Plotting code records
━━━━

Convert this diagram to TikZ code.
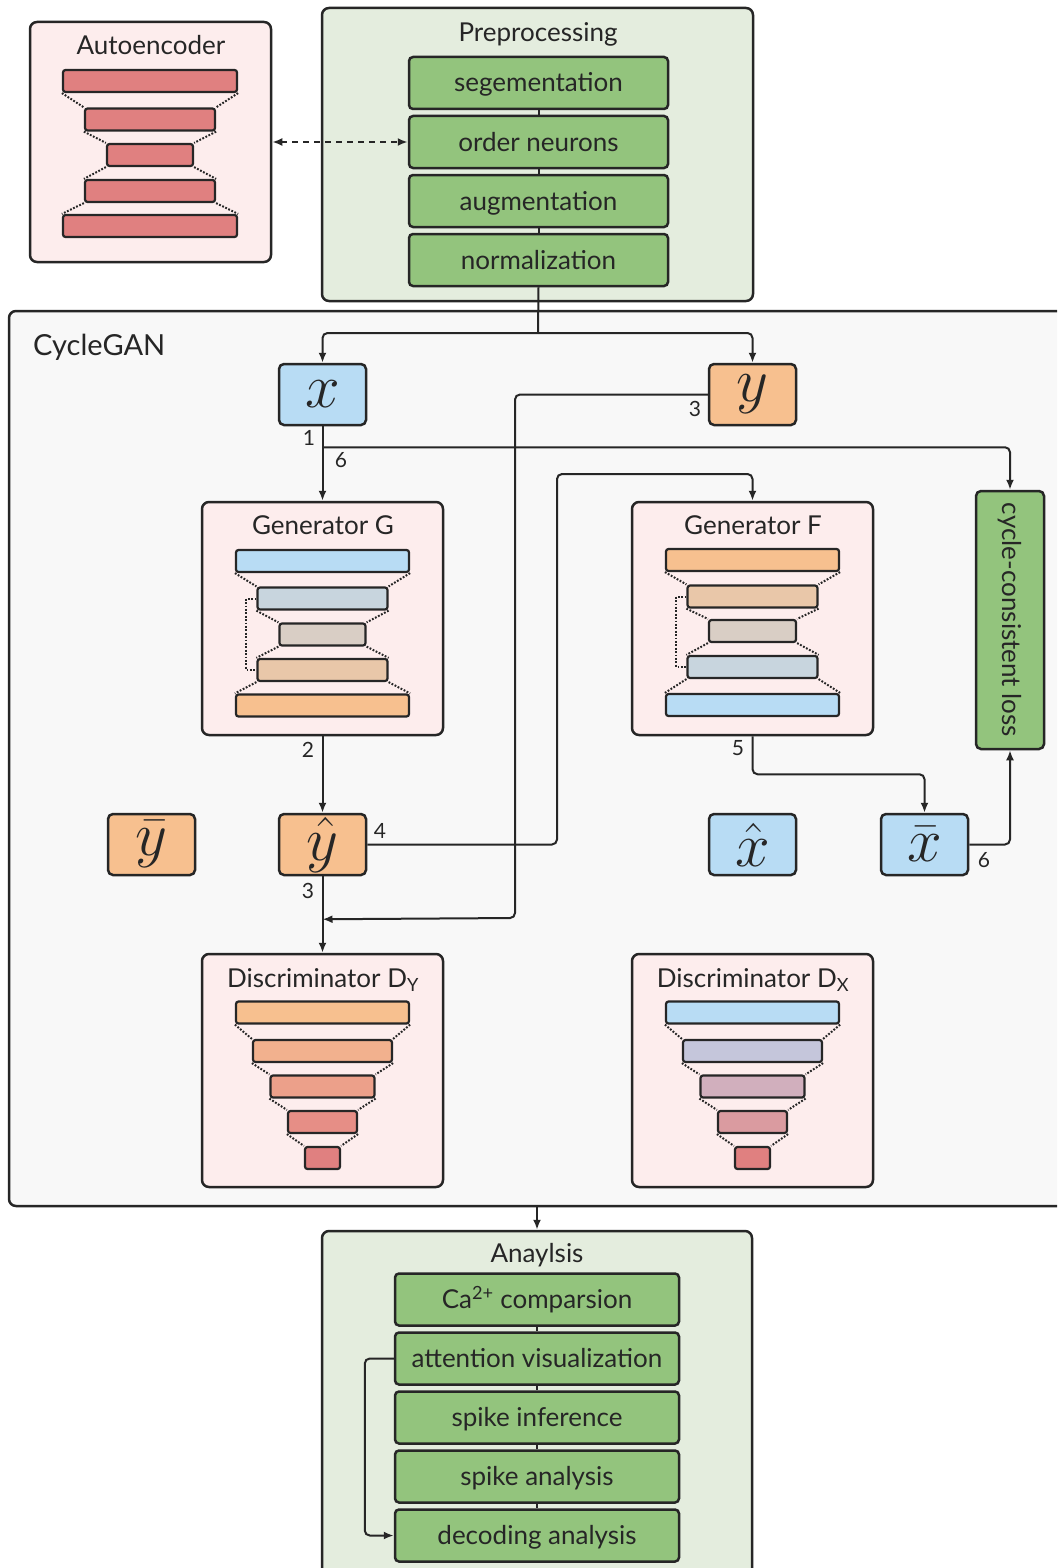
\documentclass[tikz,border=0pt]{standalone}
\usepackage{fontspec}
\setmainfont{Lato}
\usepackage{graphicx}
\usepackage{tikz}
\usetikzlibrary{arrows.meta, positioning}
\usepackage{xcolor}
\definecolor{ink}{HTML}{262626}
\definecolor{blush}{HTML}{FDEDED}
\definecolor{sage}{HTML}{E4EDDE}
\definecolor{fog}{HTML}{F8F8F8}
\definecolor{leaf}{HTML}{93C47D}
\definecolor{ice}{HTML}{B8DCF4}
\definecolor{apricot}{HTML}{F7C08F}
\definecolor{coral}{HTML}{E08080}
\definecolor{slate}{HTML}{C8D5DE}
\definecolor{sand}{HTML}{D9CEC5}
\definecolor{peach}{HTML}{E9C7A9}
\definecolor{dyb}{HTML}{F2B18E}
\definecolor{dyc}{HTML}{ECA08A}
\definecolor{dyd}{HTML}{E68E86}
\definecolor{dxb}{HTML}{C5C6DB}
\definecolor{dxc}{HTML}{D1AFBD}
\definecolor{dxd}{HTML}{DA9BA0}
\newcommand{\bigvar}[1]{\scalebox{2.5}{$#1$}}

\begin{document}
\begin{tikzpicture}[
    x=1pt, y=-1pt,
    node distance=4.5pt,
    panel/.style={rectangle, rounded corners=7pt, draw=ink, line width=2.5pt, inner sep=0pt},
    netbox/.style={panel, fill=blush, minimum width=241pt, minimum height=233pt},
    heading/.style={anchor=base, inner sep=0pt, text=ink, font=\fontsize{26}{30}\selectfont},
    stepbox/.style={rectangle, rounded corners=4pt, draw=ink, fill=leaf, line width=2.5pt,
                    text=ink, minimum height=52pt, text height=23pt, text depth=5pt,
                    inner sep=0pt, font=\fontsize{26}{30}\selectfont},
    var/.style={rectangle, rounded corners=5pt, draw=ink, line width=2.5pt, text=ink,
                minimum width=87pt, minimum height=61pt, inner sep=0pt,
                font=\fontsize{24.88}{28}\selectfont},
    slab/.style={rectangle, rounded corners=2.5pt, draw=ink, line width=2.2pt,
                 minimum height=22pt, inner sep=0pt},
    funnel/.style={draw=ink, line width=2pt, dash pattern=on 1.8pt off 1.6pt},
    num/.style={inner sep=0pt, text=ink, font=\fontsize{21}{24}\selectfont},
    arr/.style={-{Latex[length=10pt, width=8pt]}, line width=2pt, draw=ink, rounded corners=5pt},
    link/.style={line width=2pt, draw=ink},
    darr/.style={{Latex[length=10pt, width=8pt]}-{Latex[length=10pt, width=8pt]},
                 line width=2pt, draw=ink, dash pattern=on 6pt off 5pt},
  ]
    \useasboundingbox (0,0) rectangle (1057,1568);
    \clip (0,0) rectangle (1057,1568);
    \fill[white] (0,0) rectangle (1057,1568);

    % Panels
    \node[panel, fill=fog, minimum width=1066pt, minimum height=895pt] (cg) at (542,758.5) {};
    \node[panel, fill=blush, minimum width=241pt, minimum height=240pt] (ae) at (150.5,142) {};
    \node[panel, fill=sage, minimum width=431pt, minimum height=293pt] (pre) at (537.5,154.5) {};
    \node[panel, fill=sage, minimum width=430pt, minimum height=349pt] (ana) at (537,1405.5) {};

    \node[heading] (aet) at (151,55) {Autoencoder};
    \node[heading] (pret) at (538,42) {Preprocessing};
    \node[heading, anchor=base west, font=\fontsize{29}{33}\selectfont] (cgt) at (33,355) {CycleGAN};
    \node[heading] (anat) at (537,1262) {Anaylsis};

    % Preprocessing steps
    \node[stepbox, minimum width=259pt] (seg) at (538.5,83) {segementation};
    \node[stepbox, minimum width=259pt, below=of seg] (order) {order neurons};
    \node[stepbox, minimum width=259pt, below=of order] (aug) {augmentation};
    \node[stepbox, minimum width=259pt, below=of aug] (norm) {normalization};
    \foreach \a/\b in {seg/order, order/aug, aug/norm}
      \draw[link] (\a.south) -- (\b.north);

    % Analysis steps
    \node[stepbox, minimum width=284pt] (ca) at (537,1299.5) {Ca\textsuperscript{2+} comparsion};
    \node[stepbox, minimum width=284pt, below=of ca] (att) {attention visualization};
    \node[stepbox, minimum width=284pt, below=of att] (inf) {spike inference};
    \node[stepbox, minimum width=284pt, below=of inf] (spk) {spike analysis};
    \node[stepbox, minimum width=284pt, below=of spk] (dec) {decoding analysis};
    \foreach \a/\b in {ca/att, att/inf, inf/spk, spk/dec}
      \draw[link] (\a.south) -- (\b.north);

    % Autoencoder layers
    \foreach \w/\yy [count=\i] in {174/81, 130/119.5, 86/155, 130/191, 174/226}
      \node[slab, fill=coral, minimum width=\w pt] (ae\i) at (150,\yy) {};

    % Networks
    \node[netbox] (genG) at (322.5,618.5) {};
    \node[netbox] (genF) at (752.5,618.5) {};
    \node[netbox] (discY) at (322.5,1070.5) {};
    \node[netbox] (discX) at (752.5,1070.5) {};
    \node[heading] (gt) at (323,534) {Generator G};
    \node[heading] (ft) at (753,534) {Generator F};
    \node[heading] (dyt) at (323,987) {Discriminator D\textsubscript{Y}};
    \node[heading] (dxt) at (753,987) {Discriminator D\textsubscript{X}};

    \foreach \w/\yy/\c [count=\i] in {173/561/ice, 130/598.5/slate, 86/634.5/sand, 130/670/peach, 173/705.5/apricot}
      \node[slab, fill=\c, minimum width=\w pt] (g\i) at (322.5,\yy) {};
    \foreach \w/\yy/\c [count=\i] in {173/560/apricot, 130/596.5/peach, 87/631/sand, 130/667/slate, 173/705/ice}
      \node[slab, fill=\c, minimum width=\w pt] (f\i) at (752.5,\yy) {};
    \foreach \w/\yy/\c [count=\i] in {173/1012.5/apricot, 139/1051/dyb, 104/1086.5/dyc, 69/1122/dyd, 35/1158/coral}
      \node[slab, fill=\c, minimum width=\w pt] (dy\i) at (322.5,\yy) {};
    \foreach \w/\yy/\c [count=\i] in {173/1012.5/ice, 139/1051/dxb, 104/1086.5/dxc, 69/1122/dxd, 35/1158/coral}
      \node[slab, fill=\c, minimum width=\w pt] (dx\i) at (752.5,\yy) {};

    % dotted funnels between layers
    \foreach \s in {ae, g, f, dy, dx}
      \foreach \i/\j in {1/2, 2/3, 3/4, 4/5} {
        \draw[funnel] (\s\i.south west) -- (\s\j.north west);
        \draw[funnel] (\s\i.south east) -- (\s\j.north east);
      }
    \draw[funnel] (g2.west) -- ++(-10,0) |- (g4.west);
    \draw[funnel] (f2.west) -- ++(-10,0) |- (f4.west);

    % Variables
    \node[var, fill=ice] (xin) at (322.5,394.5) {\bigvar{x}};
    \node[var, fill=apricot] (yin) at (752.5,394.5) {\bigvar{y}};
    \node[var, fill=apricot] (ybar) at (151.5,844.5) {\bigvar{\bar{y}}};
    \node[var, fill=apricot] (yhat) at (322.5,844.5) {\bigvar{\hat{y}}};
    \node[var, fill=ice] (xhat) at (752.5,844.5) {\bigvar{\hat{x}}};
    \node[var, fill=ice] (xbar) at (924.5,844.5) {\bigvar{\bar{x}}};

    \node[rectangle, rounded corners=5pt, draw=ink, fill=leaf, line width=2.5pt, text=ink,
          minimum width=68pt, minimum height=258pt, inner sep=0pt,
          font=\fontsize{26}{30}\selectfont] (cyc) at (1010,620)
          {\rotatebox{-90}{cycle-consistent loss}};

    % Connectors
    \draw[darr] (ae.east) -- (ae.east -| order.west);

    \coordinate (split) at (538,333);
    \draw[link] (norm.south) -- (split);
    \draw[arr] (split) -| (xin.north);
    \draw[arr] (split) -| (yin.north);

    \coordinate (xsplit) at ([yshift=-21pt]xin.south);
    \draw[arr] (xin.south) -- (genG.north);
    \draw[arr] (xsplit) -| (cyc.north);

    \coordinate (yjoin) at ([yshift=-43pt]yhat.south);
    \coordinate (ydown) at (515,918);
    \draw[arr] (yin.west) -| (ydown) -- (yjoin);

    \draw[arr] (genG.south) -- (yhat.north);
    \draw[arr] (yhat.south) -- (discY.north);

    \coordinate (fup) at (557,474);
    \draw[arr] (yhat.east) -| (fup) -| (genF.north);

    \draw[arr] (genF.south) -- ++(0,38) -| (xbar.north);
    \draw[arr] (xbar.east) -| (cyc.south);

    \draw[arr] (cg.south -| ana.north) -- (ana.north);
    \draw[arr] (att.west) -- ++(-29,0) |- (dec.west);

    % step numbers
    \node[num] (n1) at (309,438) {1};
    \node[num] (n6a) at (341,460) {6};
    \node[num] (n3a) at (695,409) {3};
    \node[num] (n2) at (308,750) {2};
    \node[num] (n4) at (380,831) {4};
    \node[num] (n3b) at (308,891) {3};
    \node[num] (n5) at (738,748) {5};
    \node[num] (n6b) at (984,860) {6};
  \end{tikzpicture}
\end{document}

━━━━

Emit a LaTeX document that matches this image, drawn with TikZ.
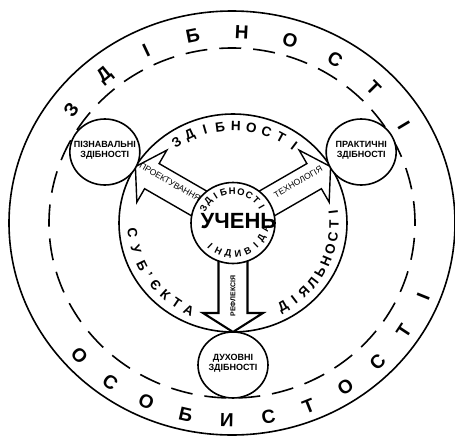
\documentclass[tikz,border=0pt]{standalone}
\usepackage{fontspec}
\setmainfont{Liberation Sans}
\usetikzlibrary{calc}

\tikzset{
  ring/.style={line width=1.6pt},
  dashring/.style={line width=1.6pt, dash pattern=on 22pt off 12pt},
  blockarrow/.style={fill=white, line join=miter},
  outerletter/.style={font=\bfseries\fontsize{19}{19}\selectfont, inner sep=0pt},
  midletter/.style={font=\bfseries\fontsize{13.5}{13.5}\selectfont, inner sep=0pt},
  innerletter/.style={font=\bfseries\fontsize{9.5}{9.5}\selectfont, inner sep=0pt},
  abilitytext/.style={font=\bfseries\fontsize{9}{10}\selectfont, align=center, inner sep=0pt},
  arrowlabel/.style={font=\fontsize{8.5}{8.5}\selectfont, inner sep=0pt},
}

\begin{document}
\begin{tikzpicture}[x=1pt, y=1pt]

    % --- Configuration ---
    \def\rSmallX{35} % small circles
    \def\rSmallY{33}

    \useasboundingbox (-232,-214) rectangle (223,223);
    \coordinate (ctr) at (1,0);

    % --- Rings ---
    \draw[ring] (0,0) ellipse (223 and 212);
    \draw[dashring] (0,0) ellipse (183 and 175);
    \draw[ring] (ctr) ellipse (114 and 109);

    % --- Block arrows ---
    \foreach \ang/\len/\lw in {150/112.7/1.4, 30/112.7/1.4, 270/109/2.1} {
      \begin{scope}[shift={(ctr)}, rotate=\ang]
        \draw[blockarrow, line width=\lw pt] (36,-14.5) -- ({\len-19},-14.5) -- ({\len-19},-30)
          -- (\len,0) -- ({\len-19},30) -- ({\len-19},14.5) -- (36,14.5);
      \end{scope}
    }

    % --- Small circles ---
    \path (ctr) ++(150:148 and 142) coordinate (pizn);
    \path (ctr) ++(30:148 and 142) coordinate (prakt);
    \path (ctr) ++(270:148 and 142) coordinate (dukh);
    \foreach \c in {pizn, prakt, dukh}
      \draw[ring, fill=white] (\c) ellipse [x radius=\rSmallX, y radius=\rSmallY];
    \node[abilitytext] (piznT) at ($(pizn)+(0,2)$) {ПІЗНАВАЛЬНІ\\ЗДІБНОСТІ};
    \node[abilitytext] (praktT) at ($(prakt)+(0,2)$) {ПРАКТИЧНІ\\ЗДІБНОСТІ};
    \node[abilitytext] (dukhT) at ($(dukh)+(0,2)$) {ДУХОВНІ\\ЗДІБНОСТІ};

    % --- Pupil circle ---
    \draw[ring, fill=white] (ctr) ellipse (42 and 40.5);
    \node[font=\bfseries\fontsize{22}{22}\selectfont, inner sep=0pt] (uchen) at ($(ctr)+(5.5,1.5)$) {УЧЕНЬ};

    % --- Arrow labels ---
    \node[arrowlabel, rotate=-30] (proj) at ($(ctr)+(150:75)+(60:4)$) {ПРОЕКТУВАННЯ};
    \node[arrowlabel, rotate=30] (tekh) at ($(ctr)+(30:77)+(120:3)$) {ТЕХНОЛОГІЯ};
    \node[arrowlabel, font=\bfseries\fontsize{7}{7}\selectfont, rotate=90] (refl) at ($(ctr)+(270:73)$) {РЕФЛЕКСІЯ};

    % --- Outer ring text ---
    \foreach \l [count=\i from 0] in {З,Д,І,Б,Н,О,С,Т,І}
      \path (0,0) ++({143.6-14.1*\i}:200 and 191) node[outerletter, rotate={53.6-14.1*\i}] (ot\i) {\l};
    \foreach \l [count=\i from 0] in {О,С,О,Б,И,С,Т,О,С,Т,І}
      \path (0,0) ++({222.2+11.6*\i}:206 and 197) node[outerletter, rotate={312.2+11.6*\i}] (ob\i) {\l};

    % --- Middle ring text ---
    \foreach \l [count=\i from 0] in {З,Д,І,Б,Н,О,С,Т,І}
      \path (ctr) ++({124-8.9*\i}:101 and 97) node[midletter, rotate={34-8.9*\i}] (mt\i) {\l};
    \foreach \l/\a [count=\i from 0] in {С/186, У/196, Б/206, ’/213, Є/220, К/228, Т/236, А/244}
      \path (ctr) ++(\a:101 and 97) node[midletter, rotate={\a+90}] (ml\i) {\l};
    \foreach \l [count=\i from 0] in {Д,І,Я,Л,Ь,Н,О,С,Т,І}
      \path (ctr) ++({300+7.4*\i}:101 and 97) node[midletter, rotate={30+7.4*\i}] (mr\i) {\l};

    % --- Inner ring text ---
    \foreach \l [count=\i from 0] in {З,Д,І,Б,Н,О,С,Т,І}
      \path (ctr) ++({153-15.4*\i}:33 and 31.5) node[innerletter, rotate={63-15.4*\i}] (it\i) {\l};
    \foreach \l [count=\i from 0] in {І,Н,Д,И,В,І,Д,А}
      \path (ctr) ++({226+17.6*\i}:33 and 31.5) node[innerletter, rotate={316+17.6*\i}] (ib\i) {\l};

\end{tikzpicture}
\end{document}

━━━━

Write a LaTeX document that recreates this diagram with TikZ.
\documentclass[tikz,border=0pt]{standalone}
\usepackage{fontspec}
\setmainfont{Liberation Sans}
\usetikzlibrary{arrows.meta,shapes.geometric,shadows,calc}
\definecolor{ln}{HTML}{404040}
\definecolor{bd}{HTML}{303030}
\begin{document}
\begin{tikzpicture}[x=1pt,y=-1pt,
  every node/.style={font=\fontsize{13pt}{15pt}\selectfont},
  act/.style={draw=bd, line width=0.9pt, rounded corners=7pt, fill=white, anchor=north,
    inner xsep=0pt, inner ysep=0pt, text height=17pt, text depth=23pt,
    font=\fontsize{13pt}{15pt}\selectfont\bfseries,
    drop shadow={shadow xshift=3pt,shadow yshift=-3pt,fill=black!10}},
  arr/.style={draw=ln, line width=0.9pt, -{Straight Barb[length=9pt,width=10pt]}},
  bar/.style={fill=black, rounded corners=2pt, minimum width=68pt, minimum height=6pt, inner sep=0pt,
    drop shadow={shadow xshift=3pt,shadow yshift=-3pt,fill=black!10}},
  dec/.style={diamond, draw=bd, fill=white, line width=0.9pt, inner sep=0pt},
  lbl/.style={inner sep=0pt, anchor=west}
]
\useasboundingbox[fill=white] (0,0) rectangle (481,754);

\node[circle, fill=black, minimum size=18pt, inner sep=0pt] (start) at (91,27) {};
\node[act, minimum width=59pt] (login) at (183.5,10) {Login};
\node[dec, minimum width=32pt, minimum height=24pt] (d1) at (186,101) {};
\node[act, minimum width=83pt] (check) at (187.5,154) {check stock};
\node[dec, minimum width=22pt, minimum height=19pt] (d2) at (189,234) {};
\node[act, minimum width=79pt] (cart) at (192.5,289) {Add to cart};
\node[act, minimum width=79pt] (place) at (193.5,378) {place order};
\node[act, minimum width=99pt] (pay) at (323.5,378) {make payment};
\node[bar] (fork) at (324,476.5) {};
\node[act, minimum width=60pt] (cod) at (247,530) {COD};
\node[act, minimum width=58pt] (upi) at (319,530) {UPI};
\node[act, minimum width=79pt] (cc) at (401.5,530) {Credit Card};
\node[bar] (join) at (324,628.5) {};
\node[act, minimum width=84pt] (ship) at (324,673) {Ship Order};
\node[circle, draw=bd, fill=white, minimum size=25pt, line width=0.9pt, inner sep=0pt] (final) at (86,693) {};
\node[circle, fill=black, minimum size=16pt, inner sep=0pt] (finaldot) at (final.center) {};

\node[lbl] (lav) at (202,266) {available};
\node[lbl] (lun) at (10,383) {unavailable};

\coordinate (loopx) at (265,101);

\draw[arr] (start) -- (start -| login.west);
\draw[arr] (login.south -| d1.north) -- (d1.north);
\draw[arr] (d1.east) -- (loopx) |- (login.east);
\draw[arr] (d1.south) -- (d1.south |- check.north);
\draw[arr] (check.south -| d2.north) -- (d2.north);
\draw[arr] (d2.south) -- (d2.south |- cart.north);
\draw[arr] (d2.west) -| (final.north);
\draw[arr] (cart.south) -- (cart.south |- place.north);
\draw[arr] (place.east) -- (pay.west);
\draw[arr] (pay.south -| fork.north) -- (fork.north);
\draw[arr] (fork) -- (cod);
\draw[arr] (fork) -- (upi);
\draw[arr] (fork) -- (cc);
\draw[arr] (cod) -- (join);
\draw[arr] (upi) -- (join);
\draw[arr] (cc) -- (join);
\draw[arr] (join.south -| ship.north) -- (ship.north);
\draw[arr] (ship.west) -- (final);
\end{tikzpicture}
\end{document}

━━━━

**Written problem**
Exactly how many lines contain "this"? State the number and nothing else.

**Exercise result**
3